When ospreys choose to create a nest amongst high-powered electrical lines high atop utility poles, linemen know what to do. Keeping wildlife safe is part of their routine.

“We can’t touch a nest until the birds vacate,” said Jarrod Vogel, a lineman for Pike Electric, which is a contractor for Duke Energy. 

He and two other co-workers were in Gulfport on Friday, August 3 putting the finishing touches on part of a work order that included the relocation of a large bird nest that weighed an estimated 125 pounds.

“Ospreys are semi seasonal so they’ll switch from nest to nest,” he said. “They’ll come back in a couple of weeks.”
And, he should know.

Following wildlife regulations is part of the job. In Vogel’s case, he’s also lived in the area all of his life so his co-workers turn to him when they have questions about birds.

Near the Catherine A. Hickman Theater in Clymer Park, at the corner of Beach Boulevard and 26th Avenue South, the crew replaced an aging utility pole, did some high-powered line work and installed a new pole nearby with a secure nest cradle at the top where the large nest could be relocated.

“For the birds, we install a new pole 10 to 15 feet away from the original one without endangering them,” said Vogel. “We keep it as close as possible in the same area while keeping them out of harm’s reach because live wires will still be on the original pole.”

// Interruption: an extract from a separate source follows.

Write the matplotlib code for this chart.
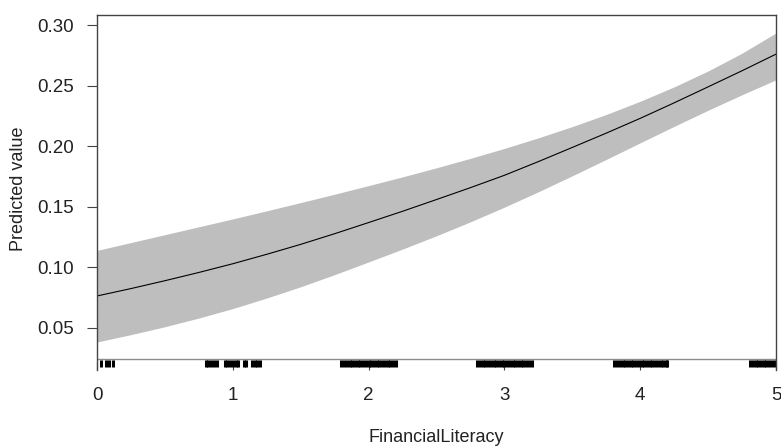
import matplotlib
matplotlib.use("Agg")
import matplotlib.pyplot as plt

plt.rcParams["font.family"] = ["Liberation Sans", "DejaVu Sans"]

# Predicted value with confidence band
literacy = [0.0, 0.25, 0.5, 0.75, 1.0, 1.25, 1.5, 1.75, 2.0, 2.25, 2.5,
            2.75, 3.0, 3.25, 3.5, 3.75, 4.0, 4.25, 4.5, 4.75, 5.0]
fit = [0.0764, 0.0825, 0.0890, 0.0958, 0.1030, 0.1108, 0.1190, 0.1278,
       0.1370, 0.1463, 0.1560, 0.1658, 0.1760, 0.1873, 0.1990, 0.2108,
       0.2230, 0.2358, 0.2490, 0.2623, 0.2760]
upper = [0.1140, 0.1205, 0.1270, 0.1335, 0.1400, 0.1467, 0.1535, 0.1604,
         0.1675, 0.1747, 0.1822, 0.1900, 0.1982, 0.2069, 0.2162, 0.2262,
         0.2371, 0.2490, 0.2621, 0.2768, 0.2935]
lower = [0.0384, 0.0445, 0.0510, 0.0582, 0.0660, 0.0747, 0.0840, 0.0940,
         0.1045, 0.1151, 0.1261, 0.1376, 0.1497, 0.1624, 0.1756, 0.1891,
         0.2028, 0.2164, 0.2297, 0.2425, 0.2548]

# observed FinancialLiteracy values for the rug
rug_x = [
    0.03, 0.065, 0.085, 0.12,
    0.80, 0.82, 0.84, 0.865, 0.88, 0.94, 0.96, 0.98, 1.00, 1.02, 1.04,
    1.08, 1.10, 1.14, 1.16, 1.18, 1.20,
    1.80, 1.82, 1.84, 1.86, 1.88, 1.90, 1.92, 1.94, 1.96, 1.98, 2.00, 2.02,
    2.04, 2.06, 2.08, 2.10, 2.12, 2.14, 2.16, 2.18, 2.20,
    2.80, 2.82, 2.84, 2.86, 2.88, 2.90, 2.92, 2.94, 2.96, 2.98, 3.00, 3.02,
    3.04, 3.06, 3.08, 3.10, 3.12, 3.14, 3.16, 3.18, 3.20,
    3.81, 3.83, 3.85, 3.87, 3.89, 3.91, 3.93, 3.95, 3.97, 3.99, 4.01, 4.03,
    4.05, 4.07, 4.09, 4.11, 4.13, 4.15, 4.17, 4.19, 4.20,
    4.81, 4.83, 4.85, 4.87, 4.89, 4.91, 4.93, 4.95, 4.97, 4.99,
]

x_ticks = [0, 1, 2, 3, 4, 5]
y_ticks = [0.05, 0.10, 0.15, 0.20, 0.25, 0.30]

TEXT = "#222222"
EDGE = "#444444"

fig = plt.figure(figsize=(7.81, 4.48), dpi=100)
ax = fig.add_axes([0.1242, 0.1741, 0.8694, 0.7924])

ax.fill_between(literacy, lower, upper, color="#bebebe", lw=0)
ax.plot(literacy, fit, color="black", lw=0.8)

y_min, y_max = 0.0153, 0.3083
rug_top = 0.0244
ax.axhline(rug_top, color="#8c8c8c", lw=1.0)
ax.vlines(rug_x, 0.0180, 0.0238, color="black", lw=2.2)

ax.set_xlim(0, 5)
ax.set_ylim(y_min, y_max)
ax.set_xticks(x_ticks)
ax.set_xticklabels([str(t) for t in x_ticks])
ax.set_yticks(y_ticks)
ax.set_yticklabels([f"{t:.2f}" for t in y_ticks])

for side in ("left", "top", "right"):
    ax.spines[side].set_color(EDGE)
    ax.spines[side].set_linewidth(1.0)
ax.spines["bottom"].set_visible(False)

ax.tick_params(axis="y", direction="out", length=7.5, width=0.8, color=EDGE,
               pad=9, labelsize=13.5, labelcolor=TEXT)
ax.tick_params(axis="x", direction="in", length=5.5, width=0.8, color=EDGE,
               pad=12, labelsize=13.5, labelcolor=TEXT)

ax.set_xlabel("FinancialLiteracy", fontsize=13, color=TEXT)
ax.xaxis.set_label_coords(0.5, -0.19)
ax.xaxis.label.set_va("center")
ax.set_ylabel("Predicted value", fontsize=13, color=TEXT)
ax.yaxis.set_label_coords(-0.1163, 0.51)
ax.yaxis.label.set_va("center")

fig.savefig("out.png", dpi=100)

Richard Lucas, a lead lineman for Pike Electric, which is a contractor for Duke Energy, maneuvers a specialty bucket truck and a large vacant osprey nest weighing about 125 pounds on Friday, August 3 in Gulfport. He and other members of his crew were relocating the nest high atop a new pole with a custom cradle located a safe distance away from high-powered electrical lines.